A falta de mão-de-obra na Rússia está a provocar um aumento dos salários, mas também a contribuir para um aumento acentuado das desigualdades, segundo o Centro de Análise e Previsão Macroeconómica (CMACAP).
"A desigualdade de rendimentos entre os principais grupos sociais na Rússia aumentou acentuadamente no final de 2023", afirma o CMACAP no estudo "Bem-estar da População: Crescimento Desigual", citado hoje no Jornal Independente.
O rendimento real em dinheiro da população está a crescer a um nível recorde e acima das previsões do Ministério da Economia russo e de especialistas independentes, e a componente mais importante do crescimento são, este ano, os salários.
Os salários aumentaram 7,8 por cento em 2023 - variação mais elevada desde 2018, ano em que aumentaram 8,5 por cento - e de janeiro a maio deste ano subiram 10 por cento.
O aumento dos salários abrangeu quase todas os setores, incluindo as finanças (16 por cento), a construção (13 por cento), actividades administrativas (12 por cento), indústria transformadora (13 por cento) e mineira (12 por cento), devido à "escassez de mão-de-obra em quase todos os sectores da economia", adianta o CMACAP.
Os especialistas também apontam para uma "disparidade" da evolução entre os diversos grupos sociais, com "o enriquecimento de alguns grupos e o empobrecimento de outros".
"Actualmente, porém, o país regista um aumento do nível de vida de todos os grupos socioeconómicos. Assim, na Rússia, o aprofundamento da desigualdade é acompanhado pela diminuição simultânea da pobreza", frisa.

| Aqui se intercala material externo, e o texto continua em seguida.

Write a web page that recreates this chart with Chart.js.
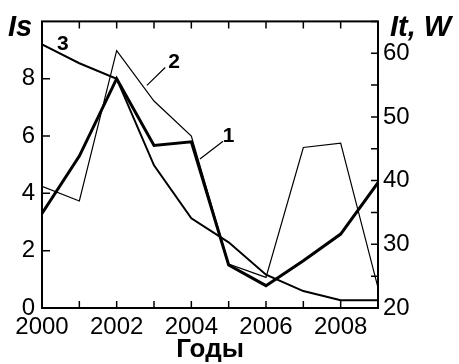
<!DOCTYPE html>
<html>
<head>
<meta charset="utf-8">
<script src="https://cdn.jsdelivr.net/npm/chart.js@4"></script>
<style>
  html, body { margin: 0; padding: 0; background: #fff; }
</style>
</head>
<body>
<canvas id="chart" width="459" height="364"></canvas>
<script>
const years = [2000, 2001, 2002, 2003, 2004, 2005, 2006, 2007, 2008, 2009];
// curve 1 - thick line, left axis (Is)
const curve1 = [3.3, 5.3, 8.0, 5.67, 5.8, 1.5, 0.78, 1.65, 2.58, 4.37];
// curve 2 - thin line, right axis (It, W)
const curve2 = [39.1, 36.8, 60.4, 52.5, 47.0, 26.9, 24.8, 45.2, 45.9, 23.2];
// curve 3 - medium line, left axis (Is)
const curve3 = [9.2, 8.54, 8.0, 4.98, 3.13, 2.29, 1.16, 0.59, 0.27, 0.27];

const FONT = '"Liberation Sans", Arial, sans-serif';

const toPoints = (ys) => years.map((x, i) => ({ x, y: ys[i] }));

// frame, inward ticks and curve labels
const framePlugin = {
  id: 'frame',
  afterDatasetsDraw(chart) {
    const { ctx, chartArea: a, scales } = chart;
    const xs = scales.x;
    const yl = scales.y;
    const yr = scales.y2;
    ctx.save();
    ctx.strokeStyle = '#000';
    ctx.lineWidth = 2;
    ctx.strokeRect(a.left, a.top, a.right - a.left, a.bottom - a.top);

    ctx.lineWidth = 1.5;
    ctx.beginPath();
    years.forEach((yr0) => {
      const px = xs.getPixelForValue(yr0);
      ctx.moveTo(px, a.bottom);
      ctx.lineTo(px, a.bottom - 7);
      ctx.moveTo(px, a.top);
      ctx.lineTo(px, a.top + 7);
    });
    [0, 2, 4, 6, 8].forEach((v) => {
      const py = yl.getPixelForValue(v);
      ctx.moveTo(a.left, py);
      ctx.lineTo(a.left + 8, py);
    });
    for (let v = 20; v <= 65; v += 5) {
      const py = yr.getPixelForValue(v);
      ctx.moveTo(a.right, py);
      ctx.lineTo(a.right - 7, py);
    }
    ctx.stroke();

    // leader lines for curve numbers
    ctx.lineWidth = 1.2;
    ctx.beginPath();
    ctx.moveTo(xs.getPixelForValue(2004.85), yl.getPixelForValue(5.82));
    ctx.lineTo(xs.getPixelForValue(2004.23), yl.getPixelForValue(5.2));
    ctx.moveTo(xs.getPixelForValue(2003.3), yl.getPixelForValue(8.39));
    ctx.lineTo(xs.getPixelForValue(2002.81), yl.getPixelForValue(7.77));
    ctx.stroke();

    ctx.fillStyle = '#000';
    ctx.textAlign = 'center';
    ctx.textBaseline = 'middle';
    ctx.font = 'bold 21px ' + FONT;
    ctx.fillText('1', xs.getPixelForValue(2005.0), yl.getPixelForValue(6.0));
    ctx.fillText('2', xs.getPixelForValue(2003.54), yl.getPixelForValue(8.56));
    ctx.fillText('3', xs.getPixelForValue(2000.56), yl.getPixelForValue(9.19));

    // axis names
    ctx.font = 'italic bold 29px ' + FONT;
    ctx.textAlign = 'left';
    ctx.textBaseline = 'alphabetic';
    ctx.fillText('Is', 8, 36);
    ctx.fillText('It, W', 390, 36);
    ctx.restore();
  },
};

const chart = new Chart(document.getElementById('chart'), {
  type: 'line',
  data: {
    datasets: [
      {
        data: toPoints(curve1),
        yAxisID: 'y',
        borderColor: '#000',
        borderWidth: 3,
        pointRadius: 0,
        tension: 0,
      },
      {
        data: toPoints(curve2),
        yAxisID: 'y2',
        borderColor: '#000',
        borderWidth: 1.2,
        pointRadius: 0,
        tension: 0,
      },
      {
        data: toPoints(curve3),
        yAxisID: 'y',
        borderColor: '#000',
        borderWidth: 2,
        pointRadius: 0,
        tension: 0,
      },
    ],
  },
  options: {
    responsive: false,
    animation: false,
    devicePixelRatio: 1,
    layout: { padding: { top: 19, left: 0, right: 0, bottom: 0 } },
    plugins: { legend: { display: false }, tooltip: { enabled: false } },
    scales: {
      x: {
        type: 'linear',
        min: 2000,
        max: 2009,
        grid: { display: false, drawTicks: false },
        border: { display: false },
        ticks: {
          stepSize: 2,
          includeBounds: false,
          autoSkip: false,
          maxRotation: 0,
          padding: 5,
          color: '#000',
          font: { family: FONT, size: 24 },
          callback: (v) => String(v),
        },
        title: {
          display: true,
          text: 'Годы',
          color: '#000',
          padding: { top: 0, bottom: -1 },
          font: { family: FONT, size: 26, weight: 'bold' },
        },
        afterFit: (s) => { s.height = 56; },
      },
      y: {
        position: 'left',
        min: 0,
        max: 10,
        grid: { display: false, drawTicks: false },
        border: { display: false },
        ticks: {
          stepSize: 2,
          padding: 7,
          color: '#000',
          font: { family: FONT, size: 24 },
          callback: (v) => (v === 10 ? '' : String(v)),
        },
        afterFit: (s) => { s.width = 42; },
      },
      y2: {
        position: 'right',
        min: 20,
        max: 65,
        grid: { display: false, drawTicks: false },
        border: { display: false },
        ticks: {
          stepSize: 10,
          includeBounds: false,
          padding: 5,
          color: '#000',
          font: { family: FONT, size: 24 },
          callback: (v) => String(v),
        },
        afterFit: (s) => { s.width = 81; },
      },
    },
  },
  plugins: [framePlugin],
});
</script>
</body>
</html>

Segundo os autores do estudo, os maiores beneficiados dos aumentos foram militares na frente do conflito russo-ucraniano e os membros das indústrias onde está em andamento o processo de substituição das importações.
O cientista político e líder do movimento de Solidariedade Civil, Gueorgui Fedorov, mostra-se céptico quanto à distribuição do aumento dos rendimentos.
"A crescente desigualdade gera descontentamento. Mesmo que ouçamos declarações sobre o aumento generalizado dos rendimentos, tenhamos em linha de conta a evolução dos preços nas lojas ou aumento dos custos da habitação e serviços (...). Torna-se claro que, na realidade, a maior parte da população está a ficar mais pobre e os ricos estão a ficar mais ricos", afirmou Fedorov ao Jornal Independente.
"Assistimos ao encarecimento frenético dos serviços de saúde", enquanto "os oligarcas e os altos funcionários, pessoas ligadas ao orçamento do Estado, aumentam continuamente a sua qualidade de vida", adianta.
Os militares que estão na frente, sublinha Fedorov, "gastam parte significativa do seu soldo em tratamentos ou no apoio às respectivas famílias" e "às vezes, canalizam os seus proventos para a compra de uniformes ou coisas necessárias na frente", pelo que "não se pode dizer que todos os militares empenhados na frente estão a enriquecer".
"E depois, as pessoas ficam irritadas não com os ganhos dos empreendedores militares, mas com o facto de os funcionários e os oligarcas continuarem a viver como se as dificuldades que os rodeiam não lhes dissessem respeito", afirmou o analista.
Alexandre Safonov, professor da Universidade Financeira da Federação Russa, observa que o estudo em questão reflete uma alteração temporária na estrutura salarial.
"Ainda não sabemos como a situação vai mudar, como, depois de alcançados os objetivos políticos, serão reestruturadas as indústrias orientadas para a frente de combate ou para o nosso complexo militar-industrial", adianta Safonov que salienta o como positivo o facto de o Estado, ao implementar o aumento do salário mínimo acima da taxa de inflação, a partir de 2020, forçar os empregadores a modificarem a sua atitude em relação aos salários.